§ Exercise directions
Extract exactly the run of lines starting at the line that holds "Rebuild this chart" and ending at the line that holds "const seriesA: string[]", both included.

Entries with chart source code
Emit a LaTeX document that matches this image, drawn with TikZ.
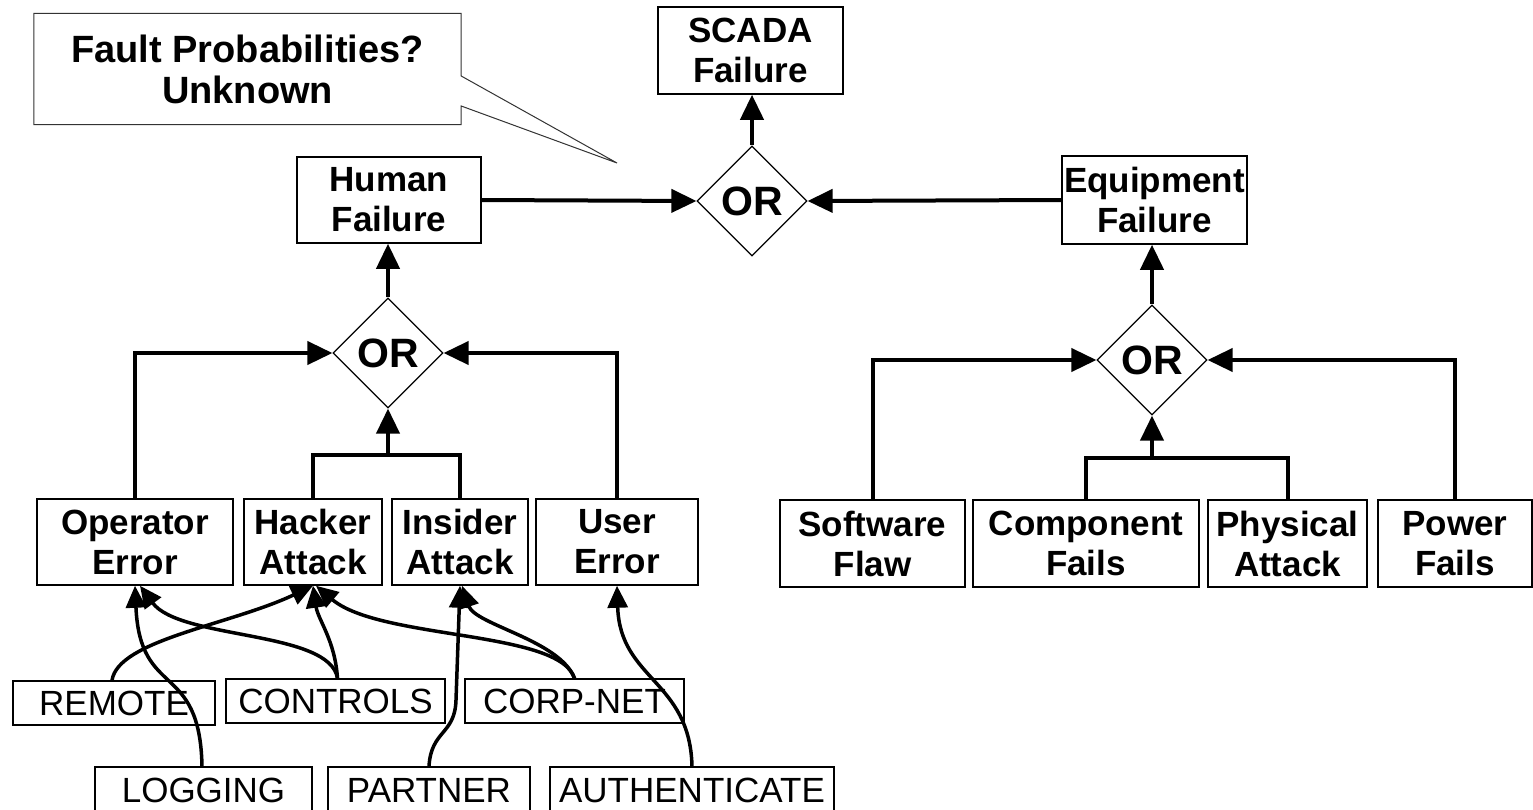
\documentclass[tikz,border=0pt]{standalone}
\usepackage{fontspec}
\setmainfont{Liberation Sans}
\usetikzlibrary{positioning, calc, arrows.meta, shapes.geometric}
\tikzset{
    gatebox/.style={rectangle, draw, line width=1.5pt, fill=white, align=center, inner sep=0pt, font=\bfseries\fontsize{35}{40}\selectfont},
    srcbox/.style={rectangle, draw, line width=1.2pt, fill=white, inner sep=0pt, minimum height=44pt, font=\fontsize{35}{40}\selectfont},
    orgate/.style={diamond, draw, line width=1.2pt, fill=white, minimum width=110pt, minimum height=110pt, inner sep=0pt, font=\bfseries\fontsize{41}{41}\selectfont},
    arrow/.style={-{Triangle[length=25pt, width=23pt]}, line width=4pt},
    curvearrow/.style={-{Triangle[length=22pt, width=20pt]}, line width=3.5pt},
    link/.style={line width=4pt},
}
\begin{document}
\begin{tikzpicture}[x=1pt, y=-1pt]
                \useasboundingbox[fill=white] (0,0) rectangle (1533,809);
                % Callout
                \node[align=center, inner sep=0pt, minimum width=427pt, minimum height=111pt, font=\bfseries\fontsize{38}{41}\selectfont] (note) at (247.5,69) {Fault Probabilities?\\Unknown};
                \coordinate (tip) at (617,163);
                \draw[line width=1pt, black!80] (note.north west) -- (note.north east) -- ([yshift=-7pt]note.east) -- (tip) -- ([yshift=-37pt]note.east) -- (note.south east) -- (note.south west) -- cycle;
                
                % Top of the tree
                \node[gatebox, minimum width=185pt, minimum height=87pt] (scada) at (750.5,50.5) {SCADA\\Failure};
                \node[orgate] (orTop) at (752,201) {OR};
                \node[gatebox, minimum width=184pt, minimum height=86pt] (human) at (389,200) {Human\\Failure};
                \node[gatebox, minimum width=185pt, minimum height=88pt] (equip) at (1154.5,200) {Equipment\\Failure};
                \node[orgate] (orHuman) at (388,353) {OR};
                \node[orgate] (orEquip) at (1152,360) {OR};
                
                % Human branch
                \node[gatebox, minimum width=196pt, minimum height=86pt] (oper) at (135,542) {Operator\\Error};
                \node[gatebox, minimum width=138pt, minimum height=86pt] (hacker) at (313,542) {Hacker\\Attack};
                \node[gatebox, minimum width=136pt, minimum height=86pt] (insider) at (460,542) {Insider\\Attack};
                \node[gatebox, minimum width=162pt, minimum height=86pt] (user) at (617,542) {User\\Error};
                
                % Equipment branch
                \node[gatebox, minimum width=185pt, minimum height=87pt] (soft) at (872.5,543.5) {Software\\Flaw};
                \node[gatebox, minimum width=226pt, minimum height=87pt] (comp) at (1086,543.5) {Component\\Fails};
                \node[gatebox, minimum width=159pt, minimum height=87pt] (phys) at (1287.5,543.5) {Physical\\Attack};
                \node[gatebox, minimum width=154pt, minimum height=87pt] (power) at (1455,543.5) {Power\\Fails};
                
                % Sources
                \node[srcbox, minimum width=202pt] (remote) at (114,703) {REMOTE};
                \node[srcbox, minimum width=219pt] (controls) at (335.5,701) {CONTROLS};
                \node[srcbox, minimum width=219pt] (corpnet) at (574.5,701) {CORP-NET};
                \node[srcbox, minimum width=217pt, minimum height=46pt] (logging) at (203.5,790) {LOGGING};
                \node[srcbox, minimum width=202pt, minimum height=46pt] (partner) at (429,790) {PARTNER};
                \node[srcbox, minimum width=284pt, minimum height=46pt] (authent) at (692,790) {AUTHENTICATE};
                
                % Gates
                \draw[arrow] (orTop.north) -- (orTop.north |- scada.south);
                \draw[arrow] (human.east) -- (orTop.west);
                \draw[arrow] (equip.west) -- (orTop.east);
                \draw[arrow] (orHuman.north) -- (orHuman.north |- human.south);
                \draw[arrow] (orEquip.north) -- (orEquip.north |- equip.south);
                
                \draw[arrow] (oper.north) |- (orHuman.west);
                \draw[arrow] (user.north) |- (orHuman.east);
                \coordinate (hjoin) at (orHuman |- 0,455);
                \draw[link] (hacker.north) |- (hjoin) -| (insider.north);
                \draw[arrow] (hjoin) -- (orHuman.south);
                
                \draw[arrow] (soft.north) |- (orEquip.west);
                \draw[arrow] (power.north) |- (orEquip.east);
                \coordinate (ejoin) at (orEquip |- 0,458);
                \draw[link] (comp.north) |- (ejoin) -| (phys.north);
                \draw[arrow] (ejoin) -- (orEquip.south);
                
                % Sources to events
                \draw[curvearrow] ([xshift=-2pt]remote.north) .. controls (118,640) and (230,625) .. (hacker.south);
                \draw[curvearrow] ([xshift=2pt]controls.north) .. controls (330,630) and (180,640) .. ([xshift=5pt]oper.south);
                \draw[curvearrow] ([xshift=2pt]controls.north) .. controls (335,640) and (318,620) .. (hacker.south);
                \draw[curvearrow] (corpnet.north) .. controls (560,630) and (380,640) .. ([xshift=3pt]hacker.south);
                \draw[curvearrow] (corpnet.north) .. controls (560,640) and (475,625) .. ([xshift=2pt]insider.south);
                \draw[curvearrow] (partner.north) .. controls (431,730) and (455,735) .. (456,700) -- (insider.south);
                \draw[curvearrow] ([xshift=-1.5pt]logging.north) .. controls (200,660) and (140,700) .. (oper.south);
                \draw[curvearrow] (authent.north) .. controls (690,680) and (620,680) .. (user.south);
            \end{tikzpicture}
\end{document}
* * *
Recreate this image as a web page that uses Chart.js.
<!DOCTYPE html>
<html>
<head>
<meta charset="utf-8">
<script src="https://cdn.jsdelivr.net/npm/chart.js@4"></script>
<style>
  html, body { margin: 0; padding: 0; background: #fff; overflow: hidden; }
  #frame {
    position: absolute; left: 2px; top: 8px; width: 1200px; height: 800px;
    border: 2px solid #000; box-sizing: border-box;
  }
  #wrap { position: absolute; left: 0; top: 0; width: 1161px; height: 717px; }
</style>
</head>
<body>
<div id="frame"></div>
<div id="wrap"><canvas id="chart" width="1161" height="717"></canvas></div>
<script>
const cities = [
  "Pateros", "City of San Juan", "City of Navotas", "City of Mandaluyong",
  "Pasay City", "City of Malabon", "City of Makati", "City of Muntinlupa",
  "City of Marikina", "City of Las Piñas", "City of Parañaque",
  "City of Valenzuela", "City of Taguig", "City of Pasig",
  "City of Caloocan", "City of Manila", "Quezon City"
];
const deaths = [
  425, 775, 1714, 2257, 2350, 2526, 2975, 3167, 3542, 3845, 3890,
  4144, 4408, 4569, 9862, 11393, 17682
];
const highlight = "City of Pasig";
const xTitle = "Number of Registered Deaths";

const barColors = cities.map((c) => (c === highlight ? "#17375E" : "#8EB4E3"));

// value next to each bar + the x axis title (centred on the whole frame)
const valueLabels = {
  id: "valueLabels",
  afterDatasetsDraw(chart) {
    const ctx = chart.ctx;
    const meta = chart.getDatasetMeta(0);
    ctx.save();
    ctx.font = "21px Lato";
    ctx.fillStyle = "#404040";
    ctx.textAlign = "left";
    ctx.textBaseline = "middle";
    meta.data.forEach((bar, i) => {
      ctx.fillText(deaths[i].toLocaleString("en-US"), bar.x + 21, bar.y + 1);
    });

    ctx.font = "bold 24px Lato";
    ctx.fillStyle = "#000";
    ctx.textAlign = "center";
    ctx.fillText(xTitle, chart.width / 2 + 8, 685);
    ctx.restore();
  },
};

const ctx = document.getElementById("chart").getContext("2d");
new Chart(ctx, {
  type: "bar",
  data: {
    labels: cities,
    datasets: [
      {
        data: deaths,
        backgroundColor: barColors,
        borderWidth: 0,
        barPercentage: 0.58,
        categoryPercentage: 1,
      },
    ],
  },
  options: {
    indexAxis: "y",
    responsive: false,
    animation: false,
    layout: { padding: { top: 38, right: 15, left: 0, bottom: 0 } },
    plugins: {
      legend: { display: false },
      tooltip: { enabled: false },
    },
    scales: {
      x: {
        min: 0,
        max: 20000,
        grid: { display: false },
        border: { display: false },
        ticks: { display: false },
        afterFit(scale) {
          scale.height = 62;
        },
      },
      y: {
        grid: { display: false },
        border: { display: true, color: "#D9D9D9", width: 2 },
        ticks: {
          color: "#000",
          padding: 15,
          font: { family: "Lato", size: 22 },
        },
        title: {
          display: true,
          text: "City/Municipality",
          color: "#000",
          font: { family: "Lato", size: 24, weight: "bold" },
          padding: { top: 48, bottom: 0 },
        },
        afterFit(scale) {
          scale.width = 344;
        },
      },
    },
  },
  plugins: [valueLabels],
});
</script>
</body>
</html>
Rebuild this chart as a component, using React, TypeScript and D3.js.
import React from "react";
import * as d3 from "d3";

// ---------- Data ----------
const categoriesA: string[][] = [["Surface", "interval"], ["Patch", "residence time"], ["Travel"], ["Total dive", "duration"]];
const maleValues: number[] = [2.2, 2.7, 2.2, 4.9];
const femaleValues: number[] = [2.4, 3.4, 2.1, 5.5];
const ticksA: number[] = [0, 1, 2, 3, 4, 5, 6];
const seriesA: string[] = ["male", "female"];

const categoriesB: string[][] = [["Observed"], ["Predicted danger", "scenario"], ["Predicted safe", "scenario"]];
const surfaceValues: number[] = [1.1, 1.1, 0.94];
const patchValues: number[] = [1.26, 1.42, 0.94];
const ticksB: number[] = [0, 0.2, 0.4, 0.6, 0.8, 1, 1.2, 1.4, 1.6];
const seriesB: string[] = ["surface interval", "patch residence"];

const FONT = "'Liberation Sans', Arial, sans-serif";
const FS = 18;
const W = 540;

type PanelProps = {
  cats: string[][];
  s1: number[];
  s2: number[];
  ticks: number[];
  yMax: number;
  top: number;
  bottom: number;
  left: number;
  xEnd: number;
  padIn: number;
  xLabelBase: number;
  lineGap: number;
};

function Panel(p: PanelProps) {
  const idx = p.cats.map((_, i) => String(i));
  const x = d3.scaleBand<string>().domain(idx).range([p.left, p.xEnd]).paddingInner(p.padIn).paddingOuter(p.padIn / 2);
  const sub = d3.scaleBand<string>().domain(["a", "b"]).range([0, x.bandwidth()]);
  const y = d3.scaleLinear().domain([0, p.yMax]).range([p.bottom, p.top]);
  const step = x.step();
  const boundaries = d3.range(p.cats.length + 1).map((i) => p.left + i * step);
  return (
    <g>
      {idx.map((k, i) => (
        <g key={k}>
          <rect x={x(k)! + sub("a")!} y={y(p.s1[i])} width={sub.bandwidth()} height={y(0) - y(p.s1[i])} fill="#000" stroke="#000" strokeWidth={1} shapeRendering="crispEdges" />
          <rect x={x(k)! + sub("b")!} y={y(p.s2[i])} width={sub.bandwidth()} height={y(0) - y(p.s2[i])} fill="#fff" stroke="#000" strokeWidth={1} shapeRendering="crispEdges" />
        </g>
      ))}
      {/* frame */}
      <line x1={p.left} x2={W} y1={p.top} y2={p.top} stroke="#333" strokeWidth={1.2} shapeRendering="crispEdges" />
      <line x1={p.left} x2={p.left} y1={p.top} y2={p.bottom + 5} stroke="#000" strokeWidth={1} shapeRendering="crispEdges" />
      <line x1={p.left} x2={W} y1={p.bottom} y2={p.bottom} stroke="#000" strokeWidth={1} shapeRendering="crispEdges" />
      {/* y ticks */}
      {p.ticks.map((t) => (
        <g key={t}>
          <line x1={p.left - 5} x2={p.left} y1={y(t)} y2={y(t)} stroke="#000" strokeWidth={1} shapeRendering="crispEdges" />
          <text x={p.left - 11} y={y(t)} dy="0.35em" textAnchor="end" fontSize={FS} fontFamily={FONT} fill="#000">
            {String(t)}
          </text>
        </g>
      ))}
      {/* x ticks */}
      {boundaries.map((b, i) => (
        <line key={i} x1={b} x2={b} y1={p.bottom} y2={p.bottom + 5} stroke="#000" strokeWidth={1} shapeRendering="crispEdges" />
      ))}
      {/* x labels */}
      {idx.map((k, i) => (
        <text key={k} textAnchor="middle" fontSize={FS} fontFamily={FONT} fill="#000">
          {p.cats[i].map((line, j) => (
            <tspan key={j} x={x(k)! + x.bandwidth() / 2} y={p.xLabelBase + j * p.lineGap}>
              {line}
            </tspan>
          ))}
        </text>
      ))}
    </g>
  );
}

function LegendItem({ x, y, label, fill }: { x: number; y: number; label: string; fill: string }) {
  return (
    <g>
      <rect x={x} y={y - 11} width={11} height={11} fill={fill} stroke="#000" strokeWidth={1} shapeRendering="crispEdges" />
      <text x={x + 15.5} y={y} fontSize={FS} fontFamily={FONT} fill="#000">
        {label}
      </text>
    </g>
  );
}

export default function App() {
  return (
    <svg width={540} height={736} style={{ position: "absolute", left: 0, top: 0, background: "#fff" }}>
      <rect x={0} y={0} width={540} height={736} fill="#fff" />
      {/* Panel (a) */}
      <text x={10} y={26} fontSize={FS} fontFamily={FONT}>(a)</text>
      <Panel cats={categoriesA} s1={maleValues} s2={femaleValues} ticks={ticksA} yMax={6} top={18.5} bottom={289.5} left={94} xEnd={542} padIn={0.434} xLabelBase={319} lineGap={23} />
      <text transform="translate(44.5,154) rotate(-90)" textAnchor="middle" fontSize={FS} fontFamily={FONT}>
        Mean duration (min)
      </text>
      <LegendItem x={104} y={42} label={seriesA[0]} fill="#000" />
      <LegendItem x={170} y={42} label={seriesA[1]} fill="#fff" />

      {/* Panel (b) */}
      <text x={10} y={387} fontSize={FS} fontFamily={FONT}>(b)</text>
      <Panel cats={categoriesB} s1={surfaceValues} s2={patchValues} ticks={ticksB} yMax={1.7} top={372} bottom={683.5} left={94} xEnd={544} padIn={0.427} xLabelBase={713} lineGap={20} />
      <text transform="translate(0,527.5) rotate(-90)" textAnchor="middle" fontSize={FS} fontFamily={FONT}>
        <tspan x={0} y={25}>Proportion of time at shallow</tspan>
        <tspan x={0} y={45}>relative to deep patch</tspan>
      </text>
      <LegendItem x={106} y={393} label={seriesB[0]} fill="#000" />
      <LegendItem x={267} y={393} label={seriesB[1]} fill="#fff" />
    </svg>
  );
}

§ The output
Rebuild this chart as a component, using React, TypeScript and D3.js.
import React from "react";
import * as d3 from "d3";

// ---------- Data ----------
const categoriesA: string[][] = [["Surface", "interval"], ["Patch", "residence time"], ["Travel"], ["Total dive", "duration"]];
const maleValues: number[] = [2.2, 2.7, 2.2, 4.9];
const femaleValues: number[] = [2.4, 3.4, 2.1, 5.5];
const ticksA: number[] = [0, 1, 2, 3, 4, 5, 6];
const seriesA: string[] = ["male", "female"];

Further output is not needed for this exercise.